Re: [PATCH 4/5] netdev: implement infrastructure for threadable napi irq

From: Paolo Abeni <pabeni@redhat.com>
To: Eric Dumazet <edumazet@google.com>
Cc: LKML <linux-kernel@vger.kernel.org>,
	Thomas Gleixner <tglx@linutronix.de>,
	"David S. Miller" <davem@davemloft.net>,
	Steven Rostedt <rostedt@goodmis.org>,
	"Peter Zijlstra (Intel)" <peterz@infradead.org>,
	Ingo Molnar <mingo@kernel.org>,
	Hannes Frederic Sowa <hannes@stressinduktion.org>,
	netdev <netdev@vger.kernel.org>
Subject: Re: [PATCH 4/5] netdev: implement infrastructure for threadable napi irq
Date: Thu, 16 Jun 2016 12:39:53 +0200	[thread overview]
Message-ID: <1466073593.4691.47.camel@redhat.com> (raw)
In-Reply-To: <CANn89iJKxctv5Yzn2ecBLAjh2RtGpjNC6M3dqKXieqaORZaGsw@mail.gmail.com>

On Wed, 2016-06-15 at 10:04 -0700, Eric Dumazet wrote:
> On Wed, Jun 15, 2016 at 9:42 AM, Paolo Abeni <pabeni@redhat.com> wrote:
> > On Wed, 2016-06-15 at 07:17 -0700, Eric Dumazet wrote:
> 
> >>
> >> I really appreciate the effort, but as I already said this is not going to work.
> >>
> >> Many NIC have 2 NAPI contexts per queue, one for TX, one for RX.
> >>
> >> Relying on CFS to switch from the two 'threads' you need in the one
> >> vCPU case will add latencies that your 'pure throughput UDP flood' is
> >> not able to detect.
> >
> > We have done TCP_RR tests with similar results: when the throughput is
> > (guest) cpu bounded and multiple flows are used, there is measurable
> > gain.
> 
> TCP_RR hardly triggers the problem I am mentioning.
> 
> You need a combination of different competing works. Both bulk and rpc like.
> 
> The important factor for RPC is P99 latency.
> 
> Look, the simple fact that mlx4 driver can dequeue 256 skb per TX napi poll
> and only 64 skbs in RX poll is problematic in some workloads, since
> this allows a queue to build up on RX rings.
> 
> >
> >> I was waiting a fix from Andy Lutomirski to be merged before sending
> >> my ksoftirqd fix, which will work and wont bring kernel bloat.
> >
> > We experimented that patch in this scenario, but it don't give
> > measurable gain, since the ksoftirqd threads still prevent the qemu
> > process from using 100% of any hypervisor's cores.
> 
> Not sure what you measured, but in my experiment, the user thread
> could finally get a fair share of the core, instead of 0%
> 
> Improvement was 100000 % or so.

We used a different setup to explicitly avoid the (guest) userspace
starvation issue. Using a guest with 2vCPUs (or more) and a single queue
avoids the starvation issue, because the scheduler moves the user space
processes on a different vCPU in respect to the ksoftirqd thread.

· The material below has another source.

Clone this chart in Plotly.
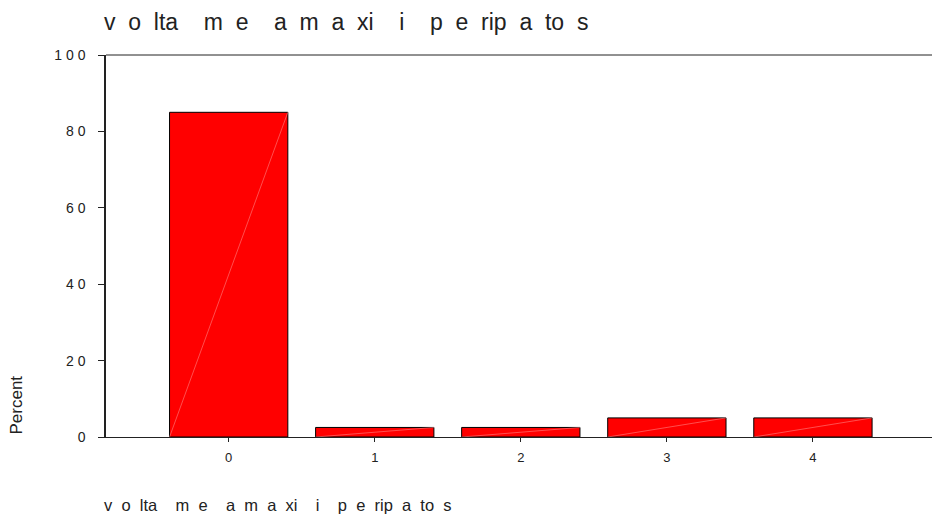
import plotly.graph_objects as go

categories = [0, 1, 2, 3, 4]
percent = [85.0, 2.5, 2.5, 5.0, 5.0]
y_ticks = [0, 20, 40, 60, 80, 100]
y_tick_labels = ["0", "2 0", "4 0", "6 0", "8 0", "1 0 0"]
var_label = "v  o  lta    m  e    a  m  a  xi    i    p  e  rip  a  to  s"
font = "Liberation Sans, Arial, sans-serif"
ink = "#222222"
bar_width = 0.81

# page body keeps an 8px margin, so the figure is 8px smaller and shifted
W, H, PAD = 940, 517, 8
L, T, B = 106, 55, 80          # plot area edges in page pixels
plot_w = W - L

fig = go.Figure()
fig.add_trace(go.Bar(
    x=categories, y=percent, width=bar_width,
    marker=dict(color="#ff0000", line=dict(color="#000000", width=1)),
    hoverinfo="x+y",
))

# faint diagonal inside each bar (old SPSS rendering artefact)
for c, p in zip(categories, percent):
    fig.add_trace(go.Scatter(
        x=[c - bar_width / 2, c + bar_width / 2], y=[0, p],
        mode="lines", line=dict(color="rgba(255,140,140,0.8)", width=0.7),
        hoverinfo="skip", showlegend=False,
    ))

fig.update_layout(
    width=W - PAD, height=H - PAD,
    margin=dict(l=L - PAD, r=0, t=T - PAD, b=B),
    paper_bgcolor="white", plot_bgcolor="white",
    showlegend=False,
    font=dict(family=font, color=ink),
    xaxis=dict(
        range=[-0.84, 4.87], tickvals=categories, ticktext=[str(c) for c in categories],
        showgrid=False, zeroline=False, showline=True, linecolor=ink, linewidth=1,
        ticks="outside", ticklen=4, tickcolor=ink, tickfont=dict(size=13),
        ticklabelstandoff=4,
    ),
    yaxis=dict(
        range=[0, 100], tickvals=y_ticks, ticktext=y_tick_labels,
        showgrid=False, zeroline=False, showline=True, linecolor=ink, linewidth=1.5,
        ticks="outside", ticklen=6, tickcolor=ink, tickfont=dict(size=14),
        ticklabelstandoff=10,
    ),
    shapes=[dict(type="line", xref="paper", yref="paper", x0=0, x1=1, y0=1, y1=1,
                 line=dict(color=ink, width=1))],
    annotations=[
        dict(text=var_label, xref="paper", yref="paper", x=-4 / plot_w, y=1, yshift=33,
             xanchor="left", yanchor="middle", showarrow=False,
             font=dict(size=23, color=ink)),
        dict(text=var_label, xref="paper", yref="paper", x=-4 / plot_w, y=0, yshift=-68,
             xanchor="left", yanchor="middle", showarrow=False,
             font=dict(size=16.5, color=ink)),
        dict(text="Percent", xref="paper", yref="paper", x=0, xshift=-90, y=0,
             xanchor="center", yanchor="bottom", textangle=-90, showarrow=False,
             font=dict(size=17, color=ink)),
    ],
)

fig.write_html("out.html")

In the hypervisor, with a vanilla kernel, the qemu process receives a
fair share of the cpu time, but considerably less 100%, and his
performances are bounded to a considerable lower throughput than the
theoretical one.

We tested your patch in both the guest and/or the hypervisor with the
above scenario and it doesn't change the throughput numbers much. But it
fixes nicely the starvation issue on single core host and we are
definitely in favor of it and waiting to get it included.

> How are you making sure your thread uses say 1% of the core, and let
> 99% to the 'qemu' process exactly ?

We allow the irq thread to be migrated. The scheduler can move it on a
different (hypervisor) core according to the workload, and qemu can
avoid completely competing with other processes for a cpu.

We are not using the threaded irqs in the guest, only into the
hypervisor.

> How the typical user will enable all this stuff exactly ?

A desktop host or a bare-metal server don't probably need/want it. An
hypervisor or an (small) router would probably enable irq threading on
all supported NICs. That could be managed by the tuned daemon or the
like with an appropriate profile.
Advanced users, also real time sensitive users, can simply use the
procfs now.

kernel without IRQ_FORCED_THREADING are unaffected, kernel with
IRQ_FORCED_THREADING can already change the packet reception (and more)
in a significant way with the forcedirq parameter.

Paolo